┌──

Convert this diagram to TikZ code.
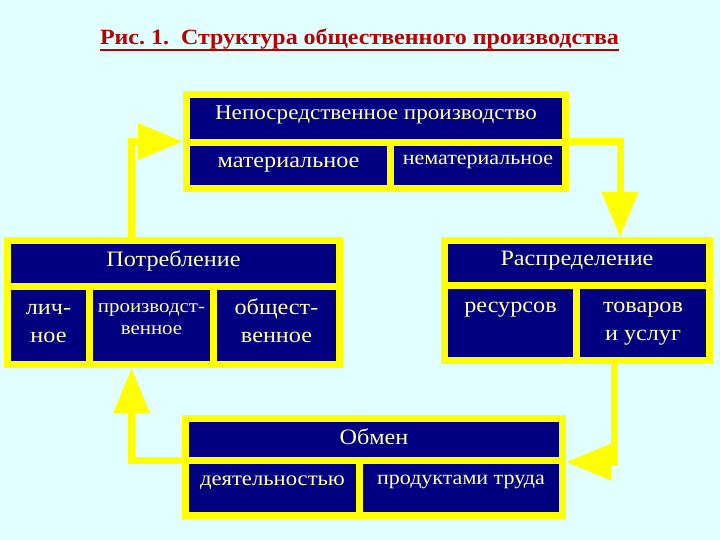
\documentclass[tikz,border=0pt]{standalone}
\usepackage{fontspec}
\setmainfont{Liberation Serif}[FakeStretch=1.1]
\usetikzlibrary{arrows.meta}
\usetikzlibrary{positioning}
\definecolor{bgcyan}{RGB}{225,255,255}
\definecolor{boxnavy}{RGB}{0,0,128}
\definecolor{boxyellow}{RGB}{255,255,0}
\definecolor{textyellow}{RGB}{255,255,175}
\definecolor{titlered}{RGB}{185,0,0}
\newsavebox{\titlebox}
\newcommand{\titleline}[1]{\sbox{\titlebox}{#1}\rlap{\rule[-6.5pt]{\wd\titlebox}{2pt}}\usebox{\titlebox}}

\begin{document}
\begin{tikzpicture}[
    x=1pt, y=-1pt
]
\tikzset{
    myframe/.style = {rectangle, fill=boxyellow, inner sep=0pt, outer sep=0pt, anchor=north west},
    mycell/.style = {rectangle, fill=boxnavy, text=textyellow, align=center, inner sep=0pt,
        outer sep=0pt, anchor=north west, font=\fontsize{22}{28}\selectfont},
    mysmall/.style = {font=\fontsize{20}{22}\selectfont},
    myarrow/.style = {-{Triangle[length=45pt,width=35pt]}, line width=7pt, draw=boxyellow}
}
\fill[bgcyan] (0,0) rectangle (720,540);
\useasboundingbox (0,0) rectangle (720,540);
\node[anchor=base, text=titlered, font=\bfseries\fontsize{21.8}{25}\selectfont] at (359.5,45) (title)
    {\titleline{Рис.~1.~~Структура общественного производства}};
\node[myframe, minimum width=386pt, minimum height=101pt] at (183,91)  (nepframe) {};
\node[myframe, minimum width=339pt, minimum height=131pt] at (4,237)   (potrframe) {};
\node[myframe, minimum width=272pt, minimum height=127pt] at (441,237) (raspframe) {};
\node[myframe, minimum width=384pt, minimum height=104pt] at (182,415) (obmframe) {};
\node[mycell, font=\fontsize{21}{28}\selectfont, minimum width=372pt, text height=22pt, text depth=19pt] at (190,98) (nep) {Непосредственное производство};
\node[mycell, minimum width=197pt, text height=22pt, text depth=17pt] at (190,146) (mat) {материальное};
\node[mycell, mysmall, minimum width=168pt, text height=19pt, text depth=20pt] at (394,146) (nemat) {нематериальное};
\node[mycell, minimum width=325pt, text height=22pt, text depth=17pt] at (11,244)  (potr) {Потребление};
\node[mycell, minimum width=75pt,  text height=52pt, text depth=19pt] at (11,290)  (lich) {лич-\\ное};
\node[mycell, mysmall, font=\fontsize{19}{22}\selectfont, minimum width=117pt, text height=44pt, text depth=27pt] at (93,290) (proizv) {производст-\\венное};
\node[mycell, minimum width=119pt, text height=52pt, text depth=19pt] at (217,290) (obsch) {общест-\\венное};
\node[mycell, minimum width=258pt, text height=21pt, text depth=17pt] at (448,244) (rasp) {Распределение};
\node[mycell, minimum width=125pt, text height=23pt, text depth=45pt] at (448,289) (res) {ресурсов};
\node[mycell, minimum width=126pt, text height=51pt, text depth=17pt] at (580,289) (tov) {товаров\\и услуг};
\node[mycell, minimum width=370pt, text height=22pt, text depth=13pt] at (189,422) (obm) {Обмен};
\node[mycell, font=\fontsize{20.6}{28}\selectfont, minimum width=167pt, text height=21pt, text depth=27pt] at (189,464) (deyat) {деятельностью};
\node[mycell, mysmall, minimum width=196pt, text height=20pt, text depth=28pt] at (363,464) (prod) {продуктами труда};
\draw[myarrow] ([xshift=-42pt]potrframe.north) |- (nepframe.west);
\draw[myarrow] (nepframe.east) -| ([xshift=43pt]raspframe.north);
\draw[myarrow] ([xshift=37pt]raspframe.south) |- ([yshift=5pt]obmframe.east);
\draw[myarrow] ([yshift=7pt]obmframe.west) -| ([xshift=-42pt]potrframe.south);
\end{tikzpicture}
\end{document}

└──

▸ **WHAT IS NEEDED**
The data should be printed again unchanged; leave its pictures out.

▸ **RESULT FOR THIS EXERCISE**
Convert this diagram to TikZ code.
\documentclass[tikz,border=0pt]{standalone}
\usepackage{fontspec}
\setmainfont{Liberation Serif}[FakeStretch=1.1]
\usetikzlibrary{arrows.meta}
\usetikzlibrary{positioning}
\definecolor{bgcyan}{RGB}{225,255,255}
\definecolor{boxnavy}{RGB}{0,0,128}
\definecolor{boxyellow}{RGB}{255,255,0}
\definecolor{textyellow}{RGB}{255,255,175}
\definecolor{titlered}{RGB}{185,0,0}
\newsavebox{\titlebox}
\newcommand{\titleline}[1]{\sbox{\titlebox}{#1}\rlap{\rule[-6.5pt]{\wd\titlebox}{2pt}}\usebox{\titlebox}}

\begin{document}
\begin{tikzpicture}[
    x=1pt, y=-1pt
]
\tikzset{
    myframe/.style = {rectangle, fill=boxyellow, inner sep=0pt, outer sep=0pt, anchor=north west},
    mycell/.style = {rectangle, fill=boxnavy, text=textyellow, align=center, inner sep=0pt,
        outer sep=0pt, anchor=north west, font=\fontsize{22}{28}\selectfont},
    mysmall/.style = {font=\fontsize{20}{22}\selectfont},
    myarrow/.style = {-{Triangle[length=45pt,width=35pt]}, line width=7pt, draw=boxyellow}
}
\fill[bgcyan] (0,0) rectangle (720,540);
\useasboundingbox (0,0) rectangle (720,540);
\node[anchor=base, text=titlered, font=\bfseries\fontsize{21.8}{25}\selectfont] at (359.5,45) (title)
    {\titleline{Рис.~1.~~Структура общественного производства}};
\node[myframe, minimum width=386pt, minimum height=101pt] at (183,91)  (nepframe) {};
\node[myframe, minimum width=339pt, minimum height=131pt] at (4,237)   (potrframe) {};
\node[myframe, minimum width=272pt, minimum height=127pt] at (441,237) (raspframe) {};
\node[myframe, minimum width=384pt, minimum height=104pt] at (182,415) (obmframe) {};
\node[mycell, font=\fontsize{21}{28}\selectfont, minimum width=372pt, text height=22pt, text depth=19pt] at (190,98) (nep) {Непосредственное производство};
\node[mycell, minimum width=197pt, text height=22pt, text depth=17pt] at (190,146) (mat) {материальное};
\node[mycell, mysmall, minimum width=168pt, text height=19pt, text depth=20pt] at (394,146) (nemat) {нематериальное};
\node[mycell, minimum width=325pt, text height=22pt, text depth=17pt] at (11,244)  (potr) {Потребление};
\node[mycell, minimum width=75pt,  text height=52pt, text depth=19pt] at (11,290)  (lich) {лич-\\ное};
\node[mycell, mysmall, font=\fontsize{19}{22}\selectfont, minimum width=117pt, text height=44pt, text depth=27pt] at (93,290) (proizv) {производст-\\венное};
\node[mycell, minimum width=119pt, text height=52pt, text depth=19pt] at (217,290) (obsch) {общест-\\венное};
\node[mycell, minimum width=258pt, text height=21pt, text depth=17pt] at (448,244) (rasp) {Распределение};
\node[mycell, minimum width=125pt, text height=23pt, text depth=45pt] at (448,289) (res) {ресурсов};
\node[mycell, minimum width=126pt, text height=51pt, text depth=17pt] at (580,289) (tov) {товаров\\и услуг};
\node[mycell, minimum width=370pt, text height=22pt, text depth=13pt] at (189,422) (obm) {Обмен};
\node[mycell, font=\fontsize{20.6}{28}\selectfont, minimum width=167pt, text height=21pt, text depth=27pt] at (189,464) (deyat) {деятельностью};
\node[mycell, mysmall, minimum width=196pt, text height=20pt, text depth=28pt] at (363,464) (prod) {продуктами труда};
\draw[myarrow] ([xshift=-42pt]potrframe.north) |- (nepframe.west);
\draw[myarrow] (nepframe.east) -| ([xshift=43pt]raspframe.north);
\draw[myarrow] ([xshift=37pt]raspframe.south) |- ([yshift=5pt]obmframe.east);
\draw[myarrow] ([yshift=7pt]obmframe.west) -| ([xshift=-42pt]potrframe.south);
\end{tikzpicture}
\end{document}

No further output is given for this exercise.